A key stretch of a major freeway was intermittently closed on Thursday (7 December) as flames from the largest and most destructive wildfire jumped lanes and churned toward coastal and mountain communities northwest of Los Angeles. Officials closed US 101 for more than a dozen miles along the coast, cutting off a major route between Ventura and Santa Barbara counties as fire charred heavy brush along lanes.

The latest photos from southern California look almost like something out of a post-apocalyptic movie, with deserted highways under orange skies.

Evacuation orders were issued for Santa Barbara County as the destructive wildfire steadily marches west and northwest.

Wild winds could easily make new fires explode, as one did on Wednesday in Los Angeles' exclusive Bel-Air section, where a fire consumed multimillion-dollar houses that give the rich and famous sweeping views of Los Angeles. Flames burned a wine storage shed at media mogul Rupert Murdoch's 16-acre (6.5-hectare) Moraga Vineyards estate and appeared to have damaged about 7 acres (2.8 hectares) of vines, a spokeswoman said.

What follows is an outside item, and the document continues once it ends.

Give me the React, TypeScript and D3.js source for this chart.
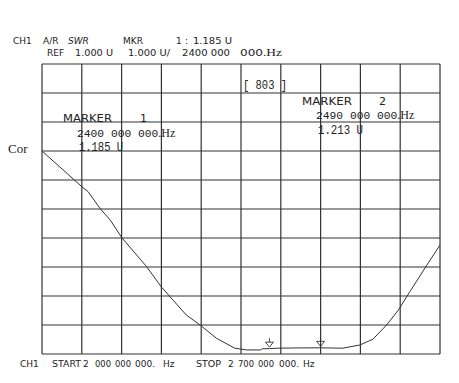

In what may have been an early sign of the 140-square-mile fire getting new life, several thousand new evacuations were ordered on Wednesday night in Ojai, a town of artists and resorts. The blaze had been creeping there already, but an increase in winds pushed it close enough for many more to flee. However, calmer overnight winds on Thursday helped crews protect town, where most of the 7,000 residents are under evacuation orders.

Local residents received a bit of good news on Thursday as the National Weather Service said a more favourable wind forecast still calls for potentially dangerous gusts, but ones not likely not to approach historic levels they'd feared.